Soal alih daya atau outsourcing, Iqbal menilai pengaturannya makin merugikan buruh karena sekarang tidak ada pembatasan jenis kegiatan yang bisa dilakukan alih daya. Sebelumnya, UU No.13 Tahun 2003 mengatur jenis pekerjaan yang dapat diserahkan kepada perusahaan lain sifatnya harus penunjang dan tidak berhubungan langsung dengan proses produksi. Tapi, UU Cipta Kerja menghapus ketentuan tersebut dan PP No.35 Tahun 2011 menegaskan alih daya dapat untuk semua jenis kegiatan.

Iqbal juga menyoroti soal ketentuan istirahat panjang dalam UU Cipta Kerja dan PP No.35 Tahun 2021 yang tidak mengatur jangka waktu istirahat panjang. Hal ini berpotensi menghilangkan istirahat panjang yang selama ini dinikmati buruh. Soal kompensasi pemutusan hubungan kerja, Iqbal menghitung kompensasi yang diberikan jauh lebih rendah daripada yang diatur UU Ketenagakerjaan.

“Alasan yang digunakan untuk melakukan PHK juga tidak jelas, misalnya alasan PHK karena force majeure, tidak dijelaskan apa yang dimaksud dengan force majeure.”

Ketiga, PP No.36 Tahun 2021 tentang Pengupahan. Iqbal mencatat beleid ini sama seperti UU Cipta Kerja yang menghapus upah minimum sektoral. Hal ini akan memunculkan ketidakadilan upah minimum antar industri karena besaran upah minimum dipatok sama untuk seluruh sektor industri. Padahal, harus dibedakan upah minimum bagi industri besar yang padat modal dan industri kecil.

Selain itu, dia melihat formula perhitungan upah minimum sangat rumit dan tidak riil. Iqbal mengatakan seharusnya yang menjadi acuan perhitungan upah minimum menggunakan komponen kebutuhan hidup layak (KHL) yang terdiri dari beragam barang kebutuhan buruh setiap hari.

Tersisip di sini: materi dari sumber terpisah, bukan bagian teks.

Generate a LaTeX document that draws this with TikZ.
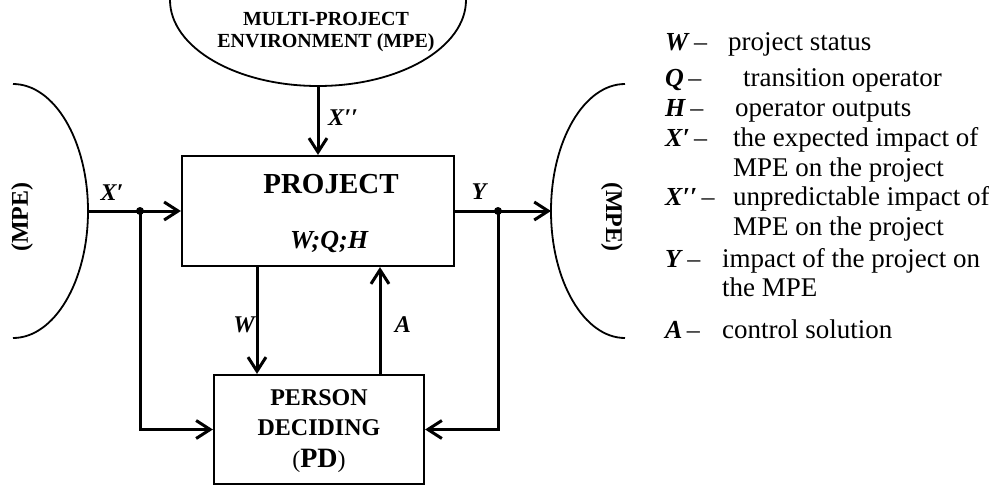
\documentclass[tikz,border=0pt]{standalone}
\usepackage{fontspec}
\setmainfont{Liberation Serif}
\usetikzlibrary{arrows.meta}
\begin{document}
\begin{tikzpicture}[x=1pt,y=-1pt,
  box/.style={draw, line width=2.2pt, inner sep=0pt},
  conn/.style={line width=3pt, -{Straight Barb[length=14pt,width=18pt]}},
  env/.style={line width=1.8pt},
  lbl/.style={inner sep=0pt, font=\fontsize{24}{26}\selectfont\bfseries\itshape},
  boxtxt/.style={inner sep=0pt, anchor=base, font=\fontsize{24}{26}\selectfont\bfseries},
  envtxt/.style={inner sep=0pt, anchor=base, font=\fontsize{20}{22}\selectfont\bfseries},
  sym/.style={anchor=base west, inner sep=0pt, font=\fontsize{26}{30}\selectfont},
  leg/.style={anchor=base west, inner sep=0pt, font=\fontsize{27}{30}\selectfont},
  dot/.style={fill, circle, inner sep=0pt, minimum size=8pt}
]
\useasboundingbox (0,0) rectangle (989,485);

% environments
\draw[env] (170,0) arc[start angle=180, end angle=0, x radius=148, y radius=86];
\draw[env] (13,84) arc[start angle=-90, end angle=90, x radius=75, y radius=127];
\draw[env] (625,84) arc[start angle=270, end angle=90, x radius=74, y radius=127];

\node[envtxt] (mpe1) at (326,25.6) {MULTI-PROJECT};
\node[envtxt] (mpe2) at (326,47.6) {ENVIRONMENT (MPE)};
\node[inner sep=0pt, rotate=90, font=\fontsize{24}{26}\selectfont\bfseries] (mpel) at (22,217) {(MPE)};
\node[inner sep=0pt, rotate=-90, font=\fontsize{24}{26}\selectfont\bfseries] (mper) at (612,217) {(MPE)};

\coordinate (topenv) at (318,86);
\coordinate (lenv) at (88,211);
\coordinate (renv) at (551,211);

% boxes
\node[box, minimum width=272pt, minimum height=110pt] (proj) at (318,211) {};
\node[boxtxt, font=\fontsize{29}{30}\selectfont\bfseries] (projt) at (331,193) {PROJECT};
\node[boxtxt, font=\fontsize{26}{30}\selectfont\bfseries\itshape] (projs) at (329,248) {W;Q;H};

\node[box, minimum width=210pt, minimum height=109pt] (pd) at (319,429.5) {};
\node[boxtxt] (pd1) at (319,405) {PERSON};
\node[boxtxt] (pd2) at (319,435) {DECIDING};
\node[boxtxt] (pd3) at (319,467) {\fontsize{24}{26}\selectfont\mdseries(\fontsize{28}{30}\selectfont\bfseries PD\fontsize{24}{26}\selectfont\mdseries)};

% connectors
\coordinate (dl) at (140,211);
\coordinate (dr) at (498,211);
\coordinate (wx) at (257,0);
\coordinate (ax) at (380,0);

\draw[conn] (topenv) -- (topenv |- proj.north);
\draw[conn] (lenv) -- (lenv -| proj.west);
\draw[conn] (proj.east |- renv) -- (renv);
\draw[conn] (dl) |- (pd.west);
\draw[conn] (dr) |- (pd.east);
\draw[conn] (proj.south -| wx) -- (pd.north -| wx);
\draw[conn] (pd.north -| ax) -- (proj.south -| ax);
\node[dot] (dotl) at (dl) {};
\node[dot] (dotr) at (dr) {};

% labels
\node[lbl] (lx2) at (343,118) {X′′};
\node[lbl] (lx1) at (112,193) {X′};
\node[lbl] (ly) at (479,192) {Y};
\node[lbl] (lw) at (244,325) {W};
\node[lbl] (la) at (403,325) {A};

% legend
\node[sym] (s1) at (665,50) {\textbf{\textit{W}}\,–};
\node[leg] (t1) at (728,50) {project status};
\node[sym] (s2) at (665,86) {\textbf{\textit{Q}}\,–};
\node[leg] (t2) at (743,86) {transition operator};
\node[sym] (s3) at (665,116) {\textbf{\textit{H}}\,–};
\node[leg] (t3) at (735,116) {operator outputs};
\node[sym] (s4) at (665,146) {\textbf{\textit{X′}}\,–};
\node[leg] (t4) at (733,146) {the expected impact of};
\node[leg] (t4b) at (733,176) {MPE on the project};
\node[sym] (s5) at (665,205) {\textbf{\textit{X′′}}\,–};
\node[leg] (t5) at (733,205) {unpredictable impact of};
\node[leg] (t5b) at (733,235) {MPE on the project};
\node[sym] (s6) at (665,267) {\textbf{\textit{Y}}\,–};
\node[leg] (t6) at (722,267) {impact of the project on};
\node[leg] (t6b) at (722,296) {the MPE};
\node[sym] (s7) at (665,338) {\textbf{\textit{A}}\,–};
\node[leg] (t7) at (722,338) {control solution};
\end{tikzpicture}
\end{document}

Keempat, PP No.37 Tahun 2021 tentang Penyelenggaraan Program Jaminan Kehilangan Pekerjaan (JKP), Iqbal khawatir program ini akan mengurangi manfaat buruh dalam program Jaminan Kecelakaan Kerja (JKK) dan Jaminan Kematian (JKM). Ini karena sebagian sumber pendanaan JKP diambil dari rekomposisi dari iuran JKK-JKM. Dengan mekanisme pendanaan JKP ini, Iqbal yakin suatu saat nanti ketika dana yang dikelola tidak mampu membayar klaim program JKK-JKM. “Ujungnya nanti iuran JKP dipungut dari peserta.”